In recent years, data has indicated that intensive tutoring works. The pivot to remote learning in 2020 offered a gold mine of data that we had never experienced before in relation to how helpful remote interaction can be for learners.
We learned about what worked and what didn’t. We know that students who have high-quality interaction with professional tutors, whether remote or in person, benefit from that interaction and progress faster academically.
We also learned that interaction needs to take place on a regular basis – in other words, it needs to be intensive. Yet so few students are actually getting that kind of help…only about 1% of students are getting intensive, quality tutoring with a professional tutor.
So the next question seems obvious to Skooli, and probably to you too: How do we get more students into the tutoring sessions that work?
Just start. Sounds too simple? Listen, we know what works, and Skooli provides it. Start tutoring in a program proven to get results, and then make it a habit. Okay, so it is more than just a start. Students must also keep starting sessions. But starting is the first step to making a habit.

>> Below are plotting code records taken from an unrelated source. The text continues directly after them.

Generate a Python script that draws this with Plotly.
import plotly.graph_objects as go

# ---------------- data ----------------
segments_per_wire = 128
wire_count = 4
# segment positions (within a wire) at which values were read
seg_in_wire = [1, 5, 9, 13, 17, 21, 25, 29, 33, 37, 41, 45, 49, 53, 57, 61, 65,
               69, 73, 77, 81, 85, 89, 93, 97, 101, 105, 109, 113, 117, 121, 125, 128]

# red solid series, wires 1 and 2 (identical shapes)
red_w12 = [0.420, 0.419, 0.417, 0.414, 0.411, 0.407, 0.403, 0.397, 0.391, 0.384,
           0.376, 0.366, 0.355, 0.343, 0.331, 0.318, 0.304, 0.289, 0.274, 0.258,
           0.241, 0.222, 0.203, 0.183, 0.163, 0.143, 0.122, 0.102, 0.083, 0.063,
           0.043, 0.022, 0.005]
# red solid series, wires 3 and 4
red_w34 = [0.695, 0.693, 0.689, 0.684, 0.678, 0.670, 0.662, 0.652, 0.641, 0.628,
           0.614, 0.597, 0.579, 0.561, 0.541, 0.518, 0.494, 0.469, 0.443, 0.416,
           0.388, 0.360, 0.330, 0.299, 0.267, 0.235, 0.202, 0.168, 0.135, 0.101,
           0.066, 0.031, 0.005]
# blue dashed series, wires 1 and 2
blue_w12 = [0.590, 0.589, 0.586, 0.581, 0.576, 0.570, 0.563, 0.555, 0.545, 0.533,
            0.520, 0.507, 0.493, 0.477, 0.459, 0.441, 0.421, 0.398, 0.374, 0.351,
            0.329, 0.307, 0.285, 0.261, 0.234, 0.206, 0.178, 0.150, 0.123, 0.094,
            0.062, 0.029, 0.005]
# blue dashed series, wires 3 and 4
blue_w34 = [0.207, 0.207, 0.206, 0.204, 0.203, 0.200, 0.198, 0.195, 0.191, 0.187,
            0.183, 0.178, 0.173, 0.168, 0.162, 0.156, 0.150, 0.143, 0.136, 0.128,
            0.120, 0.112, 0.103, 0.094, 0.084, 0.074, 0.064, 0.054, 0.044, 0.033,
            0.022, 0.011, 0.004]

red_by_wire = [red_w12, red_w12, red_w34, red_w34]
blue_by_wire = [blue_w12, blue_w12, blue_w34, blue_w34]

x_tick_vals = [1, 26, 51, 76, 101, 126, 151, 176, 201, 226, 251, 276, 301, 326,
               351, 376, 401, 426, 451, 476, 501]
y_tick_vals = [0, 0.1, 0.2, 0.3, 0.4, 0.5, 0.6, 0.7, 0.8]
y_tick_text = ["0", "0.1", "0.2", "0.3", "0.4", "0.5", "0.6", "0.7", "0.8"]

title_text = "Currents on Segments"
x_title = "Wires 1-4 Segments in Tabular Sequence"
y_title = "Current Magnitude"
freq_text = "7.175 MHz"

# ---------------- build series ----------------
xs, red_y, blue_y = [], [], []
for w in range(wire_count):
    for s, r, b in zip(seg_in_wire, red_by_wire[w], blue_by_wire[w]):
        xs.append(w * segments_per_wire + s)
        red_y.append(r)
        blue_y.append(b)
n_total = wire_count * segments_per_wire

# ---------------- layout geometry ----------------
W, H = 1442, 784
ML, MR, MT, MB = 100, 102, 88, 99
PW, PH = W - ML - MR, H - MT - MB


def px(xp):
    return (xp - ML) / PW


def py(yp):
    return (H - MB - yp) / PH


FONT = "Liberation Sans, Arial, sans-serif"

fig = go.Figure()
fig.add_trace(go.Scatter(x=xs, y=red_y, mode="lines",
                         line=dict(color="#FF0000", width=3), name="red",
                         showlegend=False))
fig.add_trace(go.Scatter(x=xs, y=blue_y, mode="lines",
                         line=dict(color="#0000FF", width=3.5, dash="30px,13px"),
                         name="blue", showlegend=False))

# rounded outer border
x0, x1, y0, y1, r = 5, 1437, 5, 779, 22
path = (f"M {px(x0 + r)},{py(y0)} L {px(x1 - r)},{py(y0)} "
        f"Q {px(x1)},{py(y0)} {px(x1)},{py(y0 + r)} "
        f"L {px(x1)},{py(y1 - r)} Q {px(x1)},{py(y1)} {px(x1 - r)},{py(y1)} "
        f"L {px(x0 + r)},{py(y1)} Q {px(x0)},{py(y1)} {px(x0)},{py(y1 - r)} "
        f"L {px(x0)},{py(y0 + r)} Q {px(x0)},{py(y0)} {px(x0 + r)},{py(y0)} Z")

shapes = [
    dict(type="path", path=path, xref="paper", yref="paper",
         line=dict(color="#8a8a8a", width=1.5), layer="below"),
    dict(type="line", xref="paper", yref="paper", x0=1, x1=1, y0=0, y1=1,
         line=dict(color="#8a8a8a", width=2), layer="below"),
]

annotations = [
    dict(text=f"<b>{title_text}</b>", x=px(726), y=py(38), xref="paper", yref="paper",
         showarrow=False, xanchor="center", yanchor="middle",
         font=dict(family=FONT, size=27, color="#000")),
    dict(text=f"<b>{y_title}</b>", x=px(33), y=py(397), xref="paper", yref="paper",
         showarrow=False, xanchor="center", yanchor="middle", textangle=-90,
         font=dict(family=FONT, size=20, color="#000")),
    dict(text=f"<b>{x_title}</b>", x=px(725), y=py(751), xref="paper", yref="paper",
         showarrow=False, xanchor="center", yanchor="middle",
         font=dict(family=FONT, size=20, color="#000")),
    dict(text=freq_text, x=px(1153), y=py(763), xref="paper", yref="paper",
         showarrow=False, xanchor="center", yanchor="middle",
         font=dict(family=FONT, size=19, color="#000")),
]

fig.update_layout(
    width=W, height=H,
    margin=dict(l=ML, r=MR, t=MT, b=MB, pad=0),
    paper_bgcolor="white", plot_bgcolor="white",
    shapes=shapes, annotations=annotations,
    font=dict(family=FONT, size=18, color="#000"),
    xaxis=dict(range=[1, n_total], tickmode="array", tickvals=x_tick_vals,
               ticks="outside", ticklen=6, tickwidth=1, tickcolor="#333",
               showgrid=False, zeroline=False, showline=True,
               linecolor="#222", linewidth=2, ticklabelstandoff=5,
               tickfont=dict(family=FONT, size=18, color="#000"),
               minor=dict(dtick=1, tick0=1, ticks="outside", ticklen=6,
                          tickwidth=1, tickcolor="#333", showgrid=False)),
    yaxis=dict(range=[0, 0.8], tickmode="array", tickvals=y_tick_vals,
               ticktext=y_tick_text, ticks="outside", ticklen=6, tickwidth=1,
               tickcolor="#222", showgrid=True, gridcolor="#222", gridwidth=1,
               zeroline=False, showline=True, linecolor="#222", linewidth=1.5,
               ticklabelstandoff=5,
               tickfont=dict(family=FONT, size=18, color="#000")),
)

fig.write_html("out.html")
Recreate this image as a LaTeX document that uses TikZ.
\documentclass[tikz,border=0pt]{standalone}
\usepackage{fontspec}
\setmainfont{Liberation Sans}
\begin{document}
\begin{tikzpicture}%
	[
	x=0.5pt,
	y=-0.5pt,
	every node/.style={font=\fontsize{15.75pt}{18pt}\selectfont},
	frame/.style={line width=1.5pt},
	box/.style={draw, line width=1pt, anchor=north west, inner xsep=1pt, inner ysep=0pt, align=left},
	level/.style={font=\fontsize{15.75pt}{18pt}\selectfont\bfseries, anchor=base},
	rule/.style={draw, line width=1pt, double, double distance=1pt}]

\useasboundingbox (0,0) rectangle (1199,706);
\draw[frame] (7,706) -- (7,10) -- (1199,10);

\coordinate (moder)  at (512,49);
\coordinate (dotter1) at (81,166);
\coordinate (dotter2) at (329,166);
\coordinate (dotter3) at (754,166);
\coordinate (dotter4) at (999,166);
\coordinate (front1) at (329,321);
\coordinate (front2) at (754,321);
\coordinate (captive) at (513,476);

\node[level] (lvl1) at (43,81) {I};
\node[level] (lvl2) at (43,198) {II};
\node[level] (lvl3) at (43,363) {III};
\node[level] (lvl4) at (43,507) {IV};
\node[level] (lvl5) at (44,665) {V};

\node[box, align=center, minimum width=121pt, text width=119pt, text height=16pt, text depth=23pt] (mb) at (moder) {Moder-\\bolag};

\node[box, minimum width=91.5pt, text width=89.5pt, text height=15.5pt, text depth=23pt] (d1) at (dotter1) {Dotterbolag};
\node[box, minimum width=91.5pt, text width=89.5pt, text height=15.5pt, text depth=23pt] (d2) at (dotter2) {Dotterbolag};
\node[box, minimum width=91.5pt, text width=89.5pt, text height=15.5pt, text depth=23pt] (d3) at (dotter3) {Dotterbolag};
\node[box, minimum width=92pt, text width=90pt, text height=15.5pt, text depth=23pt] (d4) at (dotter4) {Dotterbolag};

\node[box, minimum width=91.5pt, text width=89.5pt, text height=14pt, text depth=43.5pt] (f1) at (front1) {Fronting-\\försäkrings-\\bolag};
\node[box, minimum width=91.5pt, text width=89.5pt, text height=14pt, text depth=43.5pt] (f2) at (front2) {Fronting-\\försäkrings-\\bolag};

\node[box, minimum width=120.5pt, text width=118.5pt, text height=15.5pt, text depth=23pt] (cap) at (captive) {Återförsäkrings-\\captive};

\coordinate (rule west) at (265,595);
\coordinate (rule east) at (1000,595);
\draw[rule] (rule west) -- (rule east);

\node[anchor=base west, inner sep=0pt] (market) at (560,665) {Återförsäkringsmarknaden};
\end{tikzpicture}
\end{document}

Good tutoring revolves around good participation; a student who is acclimated to the routine of meeting with someone to guide them. They know when to meet and why. This is “old hat,” so to speak. Students log in and get to work right away with all the comfort of one who has been doing just that for months.
This atmosphere is more conducive to academic progress, but that level of comfort can only be reached after a student has had time to practice learning with a tutor. Habit is built from repetition, and this rule is no different when it comes to learning how to make the most out of high-intensity tutoring.
In order to understand the importance of making high-intensity tutoring a habit, it makes sense to understand what frequent tutoring sessions of this nature can do for students.
Of course, we often think of tutoring in terms of short-term goals, such as completing homework on time, making a good grade on a particular essay, or passing an upcoming exam.
But tutoring done with regularity, with habit, fulfills a higher educational purpose. It teaches structure and time management. It imparts valuable study skills, like how to read long assignments, look for patterns when answering questions, and all the little tricks that aid in memorization.
Students begin to pick up for themselves the skills of determining what needs to be memorized and what needs to be practiced; they begin to get an intuitive sense of where to start on school projects because they have done the same work with their tutors in many sessions before.
Making tutoring work is best done by making tutoring a habit. Skooli tutors have a treasure chest of skills and effective learning approaches to impart to students. They don’t just learn the equation for that chapter, or the main character for that reading selection. They have an opportunity to pick up on the methods that the tutors use for each lesson.
The more the students are exposed to these effective learning methods, the more likely they are to implement them in future academic settings. This is how habit makes the better students.